I agree that the half of the information that is preserved is the much more valuable half, however.
Yes, in most cases if somebody has important information that an event has XY% probability of occurring, I’d usually pay a lot more to know what X is than what Y is.
(there are exceptions if most of the VoI is knowing whether you think the event is, eg, >1%, but the main point still stands).
As you should, but Greg is still correct in saying that Y should be provided.
Regarding the bits of information, I think he’s wrong because I’d assume information should be independent of the numeric base you use. So I think Y provides 10% of the information of X. (If you were using base 4 numbers, you’d throw away 25%, etc.)
But again, there’s no point in throwing away that 10%.

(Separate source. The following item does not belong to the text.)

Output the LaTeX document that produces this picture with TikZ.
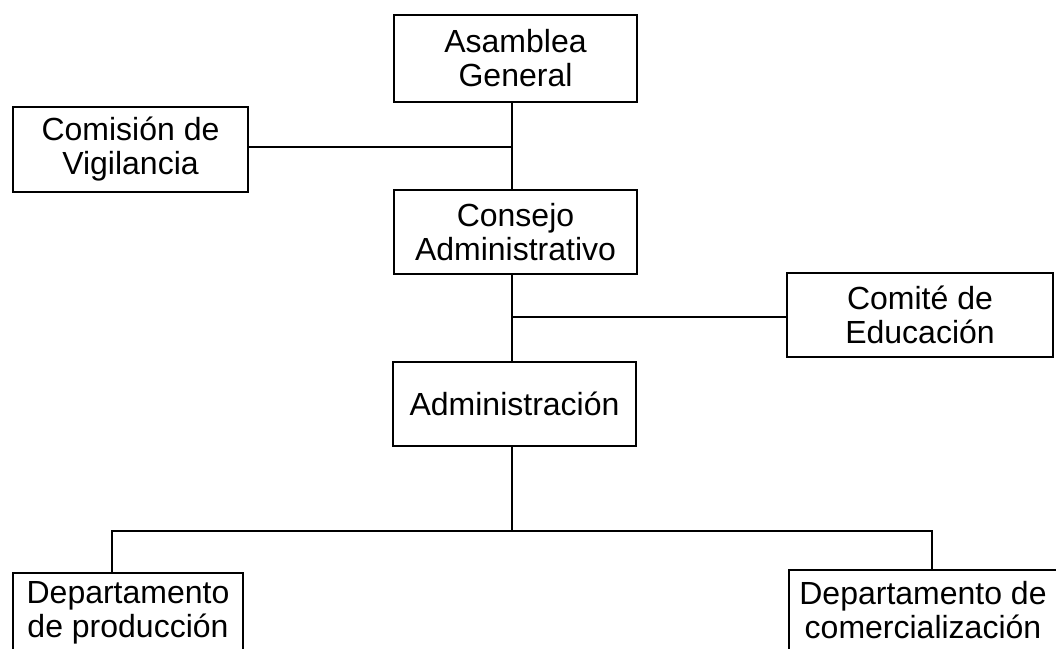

In the technical information-theoretic sense, ‘information’ counts how many bits are required to convey a message. And bits describe proportional changes in the number of possibilities, not absolute changes. The first bit of information reduces 100 possibilities to 50, the second reduces 50 possibilities to 25, etc. So the bit that takes you from 100 possibilities to 50 is the same amount of information as the bit that takes you from 2 possibilities to 1.
And similarly, the 3.3 bits that take you from 100 possibilities to 10 are the same amount of information as the 3.3 bits that take you from 10 possibilities to 1. In each case you’re reducing the number of possibilities by a factor of 10.
To take your example: If you were using two digits in base four to represent per-sixteenths, then each digit contains the 50% of the information (two bits each, reducing the space of possibilities by a factor of four). To take the example of per-thousandths: Each of the three digits contains a third of the information (3.3 bits each, reducing the space of possibilities by a factor of 10).
But upvoted for clearly expressing your disagreement. :)
Ahhh. Thanks for clearing that up for me. Looking at the entropy formula, that makes sense and I get the same answer as you for each digit (3.3). If I understand, I incorrectly conflated “information” with “value of information”.